TASK DESCRIPTION -> Select, from the material below, each line with "matplotlib" in it.

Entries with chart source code
================

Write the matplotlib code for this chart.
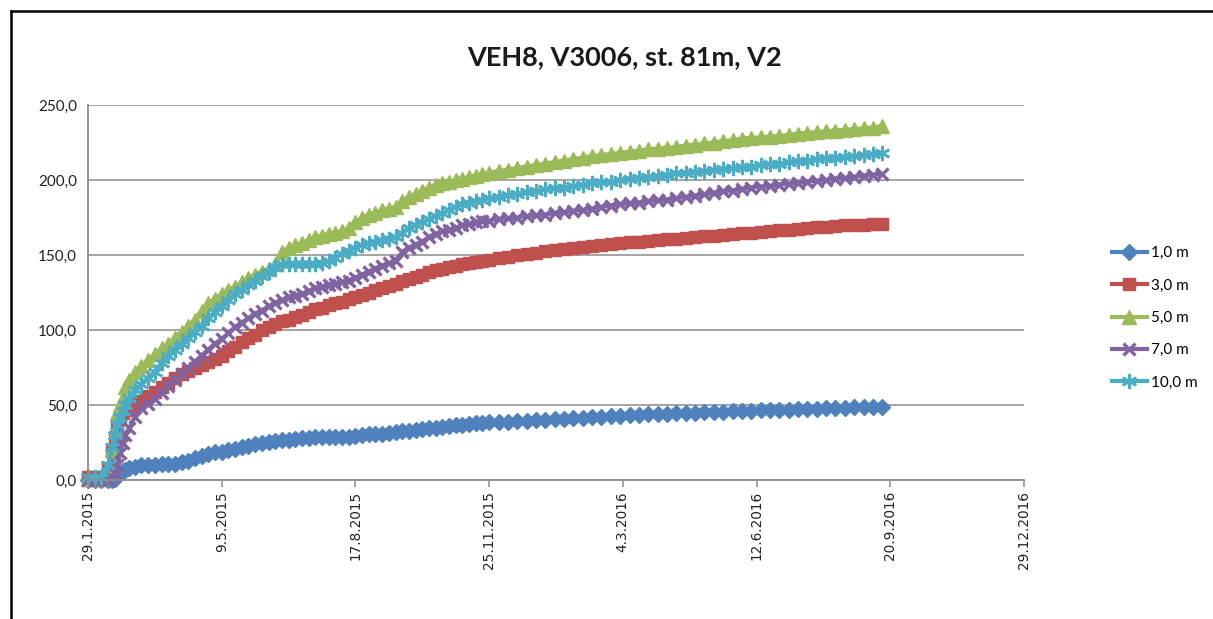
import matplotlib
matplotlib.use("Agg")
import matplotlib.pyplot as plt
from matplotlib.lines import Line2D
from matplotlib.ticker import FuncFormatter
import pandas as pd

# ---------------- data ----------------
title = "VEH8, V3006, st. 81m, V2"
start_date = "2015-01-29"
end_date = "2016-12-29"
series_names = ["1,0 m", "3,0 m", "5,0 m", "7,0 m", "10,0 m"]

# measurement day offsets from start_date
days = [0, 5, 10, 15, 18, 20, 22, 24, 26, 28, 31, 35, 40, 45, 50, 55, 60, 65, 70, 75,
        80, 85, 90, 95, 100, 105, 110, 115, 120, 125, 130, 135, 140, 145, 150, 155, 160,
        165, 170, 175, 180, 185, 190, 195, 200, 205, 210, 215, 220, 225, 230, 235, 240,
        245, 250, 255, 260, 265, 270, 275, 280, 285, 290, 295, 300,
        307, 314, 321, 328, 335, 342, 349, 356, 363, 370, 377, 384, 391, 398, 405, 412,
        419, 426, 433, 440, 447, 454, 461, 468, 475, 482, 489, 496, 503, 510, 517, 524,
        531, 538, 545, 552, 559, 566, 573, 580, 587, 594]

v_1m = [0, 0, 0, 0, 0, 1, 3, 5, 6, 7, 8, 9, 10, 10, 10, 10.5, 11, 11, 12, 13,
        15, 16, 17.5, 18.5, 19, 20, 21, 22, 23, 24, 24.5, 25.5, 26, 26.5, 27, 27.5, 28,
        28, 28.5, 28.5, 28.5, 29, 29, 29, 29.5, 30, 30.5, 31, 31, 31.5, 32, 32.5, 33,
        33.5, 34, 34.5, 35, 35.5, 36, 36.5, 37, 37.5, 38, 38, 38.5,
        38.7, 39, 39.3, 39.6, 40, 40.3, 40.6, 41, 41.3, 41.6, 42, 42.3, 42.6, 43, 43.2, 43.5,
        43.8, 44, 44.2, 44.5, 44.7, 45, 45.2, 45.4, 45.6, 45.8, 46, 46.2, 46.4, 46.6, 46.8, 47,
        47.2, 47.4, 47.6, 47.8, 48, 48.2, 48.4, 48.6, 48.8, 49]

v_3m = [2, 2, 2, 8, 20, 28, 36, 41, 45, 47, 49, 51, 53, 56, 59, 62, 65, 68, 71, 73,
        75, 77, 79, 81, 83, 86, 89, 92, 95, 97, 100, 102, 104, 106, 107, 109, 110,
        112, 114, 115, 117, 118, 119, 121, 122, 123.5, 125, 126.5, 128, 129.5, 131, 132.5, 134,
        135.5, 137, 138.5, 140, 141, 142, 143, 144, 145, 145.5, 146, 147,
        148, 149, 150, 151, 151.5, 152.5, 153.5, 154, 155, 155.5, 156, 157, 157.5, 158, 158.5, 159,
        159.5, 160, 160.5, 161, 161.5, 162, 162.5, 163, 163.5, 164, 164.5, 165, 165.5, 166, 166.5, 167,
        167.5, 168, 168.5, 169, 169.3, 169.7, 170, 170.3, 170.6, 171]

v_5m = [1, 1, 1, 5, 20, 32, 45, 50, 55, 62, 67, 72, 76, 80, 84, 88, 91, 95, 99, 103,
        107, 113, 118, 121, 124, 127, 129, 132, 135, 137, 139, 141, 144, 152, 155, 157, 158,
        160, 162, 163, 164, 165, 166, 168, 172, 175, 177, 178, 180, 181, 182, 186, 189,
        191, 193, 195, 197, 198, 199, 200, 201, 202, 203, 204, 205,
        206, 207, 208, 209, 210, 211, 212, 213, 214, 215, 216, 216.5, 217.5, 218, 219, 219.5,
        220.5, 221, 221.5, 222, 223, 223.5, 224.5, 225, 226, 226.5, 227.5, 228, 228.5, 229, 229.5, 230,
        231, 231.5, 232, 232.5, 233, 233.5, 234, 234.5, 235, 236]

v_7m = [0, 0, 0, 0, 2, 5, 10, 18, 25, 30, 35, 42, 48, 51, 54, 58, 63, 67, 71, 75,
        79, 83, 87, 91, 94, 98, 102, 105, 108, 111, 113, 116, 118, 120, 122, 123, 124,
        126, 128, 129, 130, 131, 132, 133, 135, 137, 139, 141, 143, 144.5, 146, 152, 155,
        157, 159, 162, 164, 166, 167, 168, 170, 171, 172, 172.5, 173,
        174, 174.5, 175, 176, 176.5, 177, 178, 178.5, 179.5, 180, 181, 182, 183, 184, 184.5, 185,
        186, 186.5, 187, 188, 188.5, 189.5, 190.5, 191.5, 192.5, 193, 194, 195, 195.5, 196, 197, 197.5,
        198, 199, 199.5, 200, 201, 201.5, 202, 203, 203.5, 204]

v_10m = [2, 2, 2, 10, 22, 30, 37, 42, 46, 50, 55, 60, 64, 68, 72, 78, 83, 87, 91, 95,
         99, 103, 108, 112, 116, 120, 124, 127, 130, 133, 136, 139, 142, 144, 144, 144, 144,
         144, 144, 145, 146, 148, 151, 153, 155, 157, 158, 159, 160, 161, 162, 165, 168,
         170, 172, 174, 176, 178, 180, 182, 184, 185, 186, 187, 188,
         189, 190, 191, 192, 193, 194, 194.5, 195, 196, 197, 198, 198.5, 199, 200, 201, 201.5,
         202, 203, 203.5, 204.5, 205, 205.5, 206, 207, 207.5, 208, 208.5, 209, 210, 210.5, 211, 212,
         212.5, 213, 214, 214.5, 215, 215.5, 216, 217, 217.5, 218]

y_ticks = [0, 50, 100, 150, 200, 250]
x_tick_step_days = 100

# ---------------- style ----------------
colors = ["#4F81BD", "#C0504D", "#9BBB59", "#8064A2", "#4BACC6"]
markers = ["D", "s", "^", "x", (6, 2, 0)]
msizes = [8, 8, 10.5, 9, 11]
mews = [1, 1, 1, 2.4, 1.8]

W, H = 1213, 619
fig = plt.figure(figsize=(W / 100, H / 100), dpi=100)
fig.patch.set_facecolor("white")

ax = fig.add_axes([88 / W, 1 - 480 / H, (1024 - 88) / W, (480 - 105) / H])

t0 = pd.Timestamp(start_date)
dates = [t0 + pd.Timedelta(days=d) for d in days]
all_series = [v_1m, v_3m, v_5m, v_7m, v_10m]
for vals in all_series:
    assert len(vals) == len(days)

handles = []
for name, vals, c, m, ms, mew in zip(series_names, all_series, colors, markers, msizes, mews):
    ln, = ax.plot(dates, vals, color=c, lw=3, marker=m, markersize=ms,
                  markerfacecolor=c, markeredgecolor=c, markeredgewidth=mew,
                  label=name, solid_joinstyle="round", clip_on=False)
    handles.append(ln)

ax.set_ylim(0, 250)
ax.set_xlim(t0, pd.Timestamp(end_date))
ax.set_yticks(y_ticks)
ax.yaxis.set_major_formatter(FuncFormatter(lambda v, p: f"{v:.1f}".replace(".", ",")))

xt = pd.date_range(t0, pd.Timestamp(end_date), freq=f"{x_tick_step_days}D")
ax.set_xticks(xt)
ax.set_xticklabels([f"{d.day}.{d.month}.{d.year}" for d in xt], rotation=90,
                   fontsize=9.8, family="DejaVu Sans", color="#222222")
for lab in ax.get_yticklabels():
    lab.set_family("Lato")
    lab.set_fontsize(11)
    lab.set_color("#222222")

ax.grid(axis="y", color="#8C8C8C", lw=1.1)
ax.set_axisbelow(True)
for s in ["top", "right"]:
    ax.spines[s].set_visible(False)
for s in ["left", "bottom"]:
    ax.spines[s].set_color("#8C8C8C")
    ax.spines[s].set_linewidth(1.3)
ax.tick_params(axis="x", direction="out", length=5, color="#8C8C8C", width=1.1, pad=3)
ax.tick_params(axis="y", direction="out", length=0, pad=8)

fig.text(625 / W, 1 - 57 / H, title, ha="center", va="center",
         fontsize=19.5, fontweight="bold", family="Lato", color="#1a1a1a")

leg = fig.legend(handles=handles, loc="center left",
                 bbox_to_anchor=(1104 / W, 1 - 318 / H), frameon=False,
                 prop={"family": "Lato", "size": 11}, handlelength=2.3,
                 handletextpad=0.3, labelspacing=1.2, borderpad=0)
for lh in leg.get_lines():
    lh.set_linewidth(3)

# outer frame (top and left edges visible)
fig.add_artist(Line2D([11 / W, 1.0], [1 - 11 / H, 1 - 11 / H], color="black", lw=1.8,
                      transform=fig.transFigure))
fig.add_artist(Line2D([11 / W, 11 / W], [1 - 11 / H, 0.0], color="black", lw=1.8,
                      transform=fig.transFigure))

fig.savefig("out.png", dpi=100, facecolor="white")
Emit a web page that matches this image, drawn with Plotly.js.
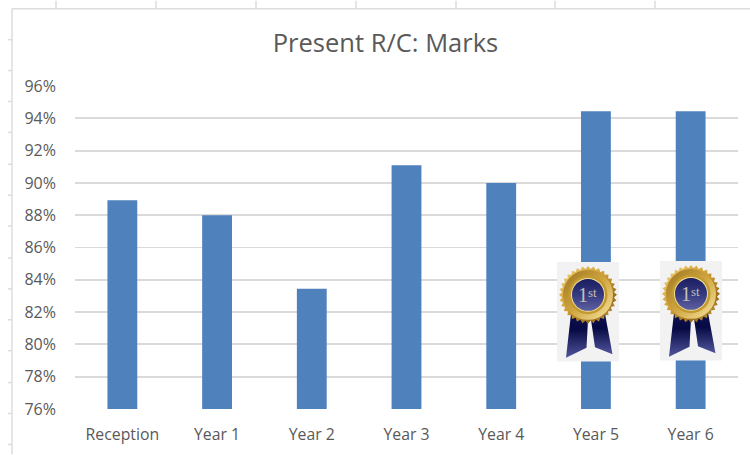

================

RESPONSE TO THIS EXERCISE ->
Write the matplotlib code for this chart.
import matplotlib
matplotlib.use("Agg")
import matplotlib.pyplot as plt
from matplotlib.lines import Line2D
from matplotlib.ticker import FuncFormatter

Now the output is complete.